María Inés Peralta

 

columnista alreves.net.ar

¿Qué nos pasa?

¿Qué es lo que hace que nos sintamos conmovidos cuando niños y adolescentes son noticia porque duermen en la calle con temperaturas de grados bajo cero, porque se ahogan en balsas de inmigrantes, quedan sin padres y hermanos como consecuencia de bombardeos, o se suicidan en un instituto de jóvenes? Y a la vez pidamos penas más duras y más tempranas para los chicos que cometen un delito o que nos deshumanicemos frente a ello.

¿Por qué somos capaces de golpear a un niño (de 13 años con aspecto de 9) hasta quebrarle un brazo cuando intenta robar un celular? ¿Por qué no logramos ver en la acción de ese niño que comete un delito, el resultado de la ausencia sistemática de los diferentes actores sociales (todos responsables) cuando ese niño necesitó alimentos, tuvo dificultades en la escuela, no recibió cuidado y afecto de su familia, tuvo que trabajar desde pequeño o se le ofreció consumir droga?

Hay algunas reflexiones que podemos hacer, reconociendo que cada uno/a de nosotros/as tenemos un papel activo e irremplazable en la construcción de un modo de “ser sociedad”.

Por un lado, es importante recordar que la compasión y la represión son sentimientos dominantes en los vínculos que la humanidad adulta ha sostenido con niños/as y adolescentes. Nos movemos oscilantemente entre estos sentimientos, que no nos permiten construir una relación de descubrimiento, conocimiento y comprensión real y concreta entre unos y otros.

En nombre de proteger a los niños/as durante casi 90 años que estuvo vigente la Ley del Patronato del Menor, en nuestro país se generaron situaciones de profunda vulneración: la institucionalización y el encierro fueron la principal respuesta del Estado, y tal vez las únicas salidas que lograba imaginar la mayoría de la sociedad. Hoy se reeditan esas viejas “soluciones” cuando frente a un niño o un adolescente menor de 16 años, pedimos que se le trate como un adulto, se lo “castigue” o se lo juzgue como tal.

Por otro, históricamente hemos aprendido a procesar las diferencias económicas y étnicas entre grupos sociales en términos de desigualdad, de superioridad-inferioridad, de subordinación, lo que profundiza y potencia los desentendimientos y las fracturas entre los seres humanos.

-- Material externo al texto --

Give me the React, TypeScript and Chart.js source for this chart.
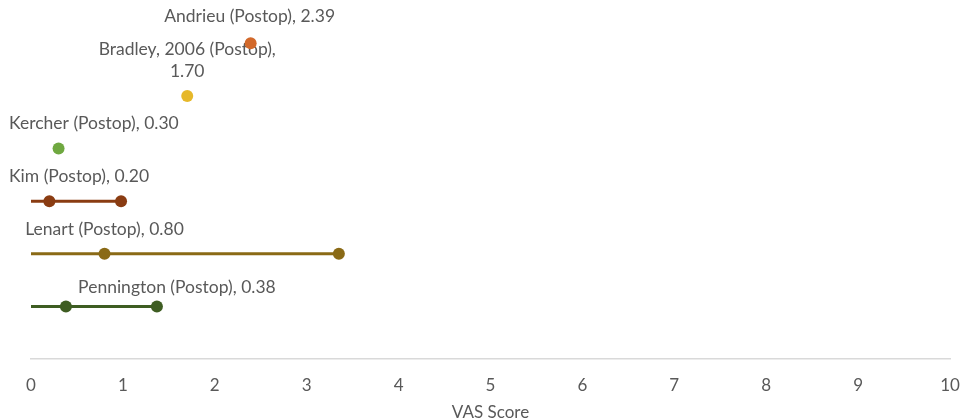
import React, { useEffect, useRef } from "react";
import { Chart, registerables } from "chart.js";

Chart.register(...registerables);

// ---- data ----
const studies = [
  "Andrieu (Postop)",
  "Bradley, 2006 (Postop),",
  "Kercher (Postop)",
  "Kim (Postop)",
  "Lenart (Postop)",
  "Pennington (Postop)",
];
const vasValues = [2.39, 1.7, 0.3, 0.2, 0.8, 0.38];
const lowerValues: (number | null)[] = [null, null, null, 0, 0, 0];
const upperValues: (number | null)[] = [null, null, null, 0.98, 3.35, 1.37];
const rowPositions = [6, 5, 4, 3, 2, 1];
const xTicks = [0, 1, 2, 3, 4, 5, 6, 7, 8, 9, 10];

// ---- style ----
const colors = ["#D2692B", "#E6B82A", "#6FA840", "#8A3C12", "#8A6A16", "#3E5D22"];
const labelWrap = [false, true, false, false, false, false];
const labelDx = [-1, 0, 0, 0, 0, 111];
const labelDy = [-27, -25, -25, -25, -24, -19];
const labelClampLeft = [false, false, true, true, false, false];
const FONT = "Lato, 'Noto Sans', sans-serif";
const TEXT = "#595959";

export default function App() {
  const ref = useRef<HTMLCanvasElement | null>(null);

  useEffect(() => {
    if (!ref.current) return;
    const datasets: any[] = studies.map((name, i) => {
      const y = rowPositions[i];
      const pts: any[] = [];
      const radii: number[] = [];
      if (lowerValues[i] !== null) {
        pts.push({ x: lowerValues[i], y });
        radii.push(0);
      }
      pts.push({ x: vasValues[i], y });
      radii.push(6);
      if (upperValues[i] !== null) {
        pts.push({ x: upperValues[i], y });
        radii.push(6);
      }
      return {
        type: "line",
        label: name,
        data: pts,
        borderColor: colors[i],
        backgroundColor: colors[i],
        pointBackgroundColor: colors[i],
        pointBorderColor: colors[i],
        borderWidth: 3,
        pointRadius: radii,
        pointBorderWidth: 0,
        showLine: true,
        fill: false,
        tension: 0,
      };
    });

    const labelPlugin = {
      id: "studyLabels",
      beforeDatasetsDraw(chart: any) {
        const ctx = chart.ctx;
        const xs = chart.scales.x;
        const ys = chart.scales.y;
        ctx.save();
        ctx.font = `17.5px ${FONT}`;
        ctx.fillStyle = TEXT;
        ctx.textBaseline = "middle";
        ctx.textAlign = "center";
        studies.forEach((name, i) => {
          const v = vasValues[i];
          const px = xs.getPixelForValue(v);
          const py = ys.getPixelForValue(rowPositions[i]);
          const valText = v.toFixed(2);
          const lines = labelWrap[i] ? [name, valText] : [`${name}, ${valText}`];
          const w = Math.max(...lines.map((l) => ctx.measureText(l).width));
          let cx = px + labelDx[i];
          if (labelClampLeft[i]) cx = Math.max(cx, 9 + w / 2);
          const lh = 22;
          lines.forEach((l, k) => {
            const ly = py + labelDy[i] - (lines.length - 1 - k) * lh;
            ctx.fillText(l, cx, ly);
          });
        });
        ctx.restore();
      },
    };

    const chart = new Chart(ref.current, {
      type: "scatter",
      data: { datasets },
      plugins: [labelPlugin],
      options: {
        animation: false,
        responsive: false,
        maintainAspectRatio: false,
        layout: { padding: { left: 31, right: 16, top: 0, bottom: 0 } },
        plugins: {
          legend: { display: false },
          tooltip: { enabled: false },
        },
        scales: {
          x: {
            type: "linear",
            min: xTicks[0],
            max: xTicks[xTicks.length - 1],
            afterBuildTicks: (axis: any) => {
              axis.ticks = xTicks.map((v) => ({ value: v }));
            },
            afterFit: (axis: any) => {
              axis.paddingLeft = 0;
              axis.paddingRight = 0;
              axis.height = 60;
            },
            grid: { display: false, drawTicks: false },
            border: { display: true, color: "#D9D9D9", width: 1.5 },
            ticks: {
              padding: 16,
              color: TEXT,
              font: { family: FONT, size: 17 },
              maxRotation: 0,
            },
            title: {
              display: true,
              text: "VAS Score",
              color: TEXT,
              font: { family: FONT, size: 17 },
              padding: { top: 0, bottom: -4 },
            },
          },
          y: {
            type: "linear",
            display: false,
            min: 0,
            max: 6.71,
          },
        },
      },
    } as any);
    return () => chart.destroy();
  }, []);

  return (
    <div style={{ position: "fixed", left: 0, top: 0, width: 966, height: 419, background: "#fff" }}>
      <canvas ref={ref} width={966} height={419} style={{ width: 966, height: 419 }} />
    </div>
  );
}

Más recientemente, frente a la necesidad compartida de sentirnos seguros y protegidos, el mensaje dominante que se ha instalado en el “sentido común”, es que quien vulnera ese derecho y nos genera inseguridad es un “otro” peligroso al que hay que controlar y sancionar: el “choro”, el “villero”, el “negro”, el “sucio”. Sin dudas, los medios masivos de comunicación han contribuido en buena manera a crear una imagen de este “otro peligroso”, y por eso 2 de 3 noticias referidas a niños y adolescentes son policiales, según advierte la Red Argentina No baja, una red de organizaciones sociales y universitarias que se manifestó en contra de la baja de la imputabilidad, como vuelven a proponer algunos sectores políticos.

En esta combinación de rasgos socio-culturales está la base de las situaciones cotidianas en las que el descontrol, la confusión y la violencia se imponen frente al comportamiento “civilizado”, que seguramente nos atribuimos quienes nos consideramos respetuosas de las normas necesarias para la convivencia.

La violencia social nos afecta a todos/as, o debería afectarnos: tanto la violencia estructural de la pobreza y la exclusión, como la violencia que nos impide distinguir entre la solidaridad con la víctima de un hurto callejero, y la deshumanización que encarnamos al estar dispuestos a ejercer la violencia extrema sobre un niño.

Mas preocupantes son estos actos de violencia urbana, si señalamos que como sociedad hemos conquistado el reconocimiento de derechos para los niños/as y adolescentes, vigentes desde la adhesión de Argentina en 1990 a la Convención Internacional de los derechos del Niño, traducida luego en leyes nacionales (2005) y provinciales (2011) que establecen que los adultos (familia, comunidad y Estado), somos los principales responsables en garantizar que esos derechos se cumplan.